+++ Supplied material +++

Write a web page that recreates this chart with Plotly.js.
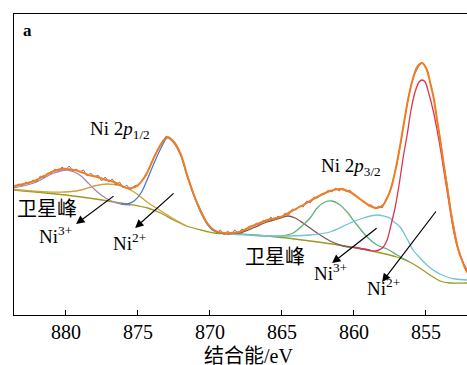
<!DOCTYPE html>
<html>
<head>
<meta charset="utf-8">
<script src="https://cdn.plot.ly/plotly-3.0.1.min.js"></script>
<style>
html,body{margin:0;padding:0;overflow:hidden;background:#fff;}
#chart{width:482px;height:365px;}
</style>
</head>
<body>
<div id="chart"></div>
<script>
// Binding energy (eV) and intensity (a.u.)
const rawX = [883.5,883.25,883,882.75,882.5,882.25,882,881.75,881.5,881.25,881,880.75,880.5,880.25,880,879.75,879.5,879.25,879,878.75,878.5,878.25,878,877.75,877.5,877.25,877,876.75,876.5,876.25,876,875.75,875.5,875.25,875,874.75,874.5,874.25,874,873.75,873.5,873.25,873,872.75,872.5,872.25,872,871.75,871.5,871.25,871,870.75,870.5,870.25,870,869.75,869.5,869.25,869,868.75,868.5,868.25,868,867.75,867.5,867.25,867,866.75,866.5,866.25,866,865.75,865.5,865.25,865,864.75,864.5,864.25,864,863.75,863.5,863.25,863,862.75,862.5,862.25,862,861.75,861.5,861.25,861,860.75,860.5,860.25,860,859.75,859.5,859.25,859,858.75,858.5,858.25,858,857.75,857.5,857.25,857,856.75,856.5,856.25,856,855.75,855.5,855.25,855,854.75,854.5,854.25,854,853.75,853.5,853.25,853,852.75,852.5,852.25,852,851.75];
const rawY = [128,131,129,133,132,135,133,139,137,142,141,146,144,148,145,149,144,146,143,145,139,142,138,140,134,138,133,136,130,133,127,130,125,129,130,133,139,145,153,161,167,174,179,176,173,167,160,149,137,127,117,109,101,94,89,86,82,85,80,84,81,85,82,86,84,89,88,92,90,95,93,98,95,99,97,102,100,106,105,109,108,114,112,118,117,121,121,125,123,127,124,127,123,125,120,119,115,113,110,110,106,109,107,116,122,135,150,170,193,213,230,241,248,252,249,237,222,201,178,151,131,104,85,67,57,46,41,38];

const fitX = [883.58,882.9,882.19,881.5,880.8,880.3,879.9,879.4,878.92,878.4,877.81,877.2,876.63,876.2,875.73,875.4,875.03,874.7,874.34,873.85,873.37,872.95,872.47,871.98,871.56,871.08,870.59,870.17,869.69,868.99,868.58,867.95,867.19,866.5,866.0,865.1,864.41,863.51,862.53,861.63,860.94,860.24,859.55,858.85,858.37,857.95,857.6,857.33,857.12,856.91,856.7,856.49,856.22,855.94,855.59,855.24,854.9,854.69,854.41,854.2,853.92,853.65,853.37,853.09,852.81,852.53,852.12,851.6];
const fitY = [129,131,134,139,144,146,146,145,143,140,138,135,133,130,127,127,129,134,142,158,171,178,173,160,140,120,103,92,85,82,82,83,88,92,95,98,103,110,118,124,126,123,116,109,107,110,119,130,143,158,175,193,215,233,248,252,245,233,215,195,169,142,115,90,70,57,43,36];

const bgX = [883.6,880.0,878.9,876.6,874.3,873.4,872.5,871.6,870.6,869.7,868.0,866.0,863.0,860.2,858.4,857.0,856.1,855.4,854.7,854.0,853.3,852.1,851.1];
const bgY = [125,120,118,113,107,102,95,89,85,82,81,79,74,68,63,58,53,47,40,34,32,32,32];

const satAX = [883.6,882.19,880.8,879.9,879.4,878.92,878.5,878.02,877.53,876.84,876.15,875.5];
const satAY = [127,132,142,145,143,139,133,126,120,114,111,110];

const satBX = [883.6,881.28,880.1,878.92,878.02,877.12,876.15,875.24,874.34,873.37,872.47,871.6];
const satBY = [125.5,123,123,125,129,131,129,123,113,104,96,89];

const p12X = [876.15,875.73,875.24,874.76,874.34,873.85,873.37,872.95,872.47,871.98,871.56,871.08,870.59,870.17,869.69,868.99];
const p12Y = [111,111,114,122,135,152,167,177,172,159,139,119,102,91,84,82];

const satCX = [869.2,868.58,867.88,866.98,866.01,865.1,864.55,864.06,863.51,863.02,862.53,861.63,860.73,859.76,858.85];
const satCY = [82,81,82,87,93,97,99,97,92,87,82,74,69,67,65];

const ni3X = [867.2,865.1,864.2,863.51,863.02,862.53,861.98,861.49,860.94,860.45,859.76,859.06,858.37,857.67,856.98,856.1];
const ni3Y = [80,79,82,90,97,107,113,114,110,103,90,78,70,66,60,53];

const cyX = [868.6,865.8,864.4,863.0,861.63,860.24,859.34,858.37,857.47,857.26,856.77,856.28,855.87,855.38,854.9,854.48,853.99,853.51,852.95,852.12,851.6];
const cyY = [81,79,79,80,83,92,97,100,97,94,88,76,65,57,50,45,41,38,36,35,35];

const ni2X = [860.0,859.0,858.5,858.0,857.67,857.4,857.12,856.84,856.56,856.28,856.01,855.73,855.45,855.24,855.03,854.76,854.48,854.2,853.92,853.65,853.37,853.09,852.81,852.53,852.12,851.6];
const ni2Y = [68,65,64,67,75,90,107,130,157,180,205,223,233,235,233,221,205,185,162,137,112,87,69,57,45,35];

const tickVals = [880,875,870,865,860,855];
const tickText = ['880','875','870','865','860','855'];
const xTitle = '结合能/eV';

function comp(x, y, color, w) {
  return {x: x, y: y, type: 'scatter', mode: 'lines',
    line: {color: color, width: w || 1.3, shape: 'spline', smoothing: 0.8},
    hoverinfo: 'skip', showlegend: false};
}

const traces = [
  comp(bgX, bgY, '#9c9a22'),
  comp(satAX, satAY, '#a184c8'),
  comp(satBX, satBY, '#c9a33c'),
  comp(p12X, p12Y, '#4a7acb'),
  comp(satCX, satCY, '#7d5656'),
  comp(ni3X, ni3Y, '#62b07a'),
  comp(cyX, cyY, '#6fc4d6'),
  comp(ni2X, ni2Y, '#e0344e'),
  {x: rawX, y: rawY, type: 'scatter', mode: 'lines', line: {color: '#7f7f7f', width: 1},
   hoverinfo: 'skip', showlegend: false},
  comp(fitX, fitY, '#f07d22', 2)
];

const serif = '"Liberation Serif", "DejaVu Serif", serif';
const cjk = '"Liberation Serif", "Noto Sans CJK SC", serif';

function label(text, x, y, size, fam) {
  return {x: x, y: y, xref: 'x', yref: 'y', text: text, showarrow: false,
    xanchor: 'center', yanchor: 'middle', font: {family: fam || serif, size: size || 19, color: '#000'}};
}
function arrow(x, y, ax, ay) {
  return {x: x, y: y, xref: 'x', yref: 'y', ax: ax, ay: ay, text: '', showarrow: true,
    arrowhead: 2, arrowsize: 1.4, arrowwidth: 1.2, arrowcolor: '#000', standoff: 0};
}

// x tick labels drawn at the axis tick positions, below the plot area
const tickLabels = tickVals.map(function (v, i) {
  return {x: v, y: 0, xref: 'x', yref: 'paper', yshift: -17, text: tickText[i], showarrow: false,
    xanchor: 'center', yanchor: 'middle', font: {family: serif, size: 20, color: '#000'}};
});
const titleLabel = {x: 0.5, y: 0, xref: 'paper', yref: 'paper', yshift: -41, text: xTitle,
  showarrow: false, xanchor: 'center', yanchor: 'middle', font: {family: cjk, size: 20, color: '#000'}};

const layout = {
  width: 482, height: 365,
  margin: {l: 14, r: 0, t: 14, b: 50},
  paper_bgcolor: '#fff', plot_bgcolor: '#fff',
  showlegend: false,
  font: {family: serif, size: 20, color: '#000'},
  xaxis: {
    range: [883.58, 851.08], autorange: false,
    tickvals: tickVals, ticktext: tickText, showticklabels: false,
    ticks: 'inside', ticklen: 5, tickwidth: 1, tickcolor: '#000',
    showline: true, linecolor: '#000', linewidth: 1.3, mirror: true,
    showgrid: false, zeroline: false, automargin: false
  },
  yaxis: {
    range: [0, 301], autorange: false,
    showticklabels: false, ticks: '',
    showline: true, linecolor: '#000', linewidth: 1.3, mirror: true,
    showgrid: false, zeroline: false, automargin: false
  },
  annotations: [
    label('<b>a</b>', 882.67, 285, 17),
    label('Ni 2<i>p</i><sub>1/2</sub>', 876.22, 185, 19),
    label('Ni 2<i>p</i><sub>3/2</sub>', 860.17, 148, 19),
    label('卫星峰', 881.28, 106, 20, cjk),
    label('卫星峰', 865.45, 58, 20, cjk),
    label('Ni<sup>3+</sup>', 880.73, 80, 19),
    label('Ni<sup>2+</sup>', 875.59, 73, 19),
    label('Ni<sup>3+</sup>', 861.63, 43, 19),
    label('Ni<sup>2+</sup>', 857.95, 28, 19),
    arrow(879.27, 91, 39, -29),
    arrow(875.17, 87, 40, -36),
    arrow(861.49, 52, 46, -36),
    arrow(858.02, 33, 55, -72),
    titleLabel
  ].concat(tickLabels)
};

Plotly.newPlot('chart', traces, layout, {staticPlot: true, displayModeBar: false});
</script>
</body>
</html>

+++

» **Aim of the exercise**:
What is the number of lines above that contain "chart"? Answer with that number only.

» **The answer**:
4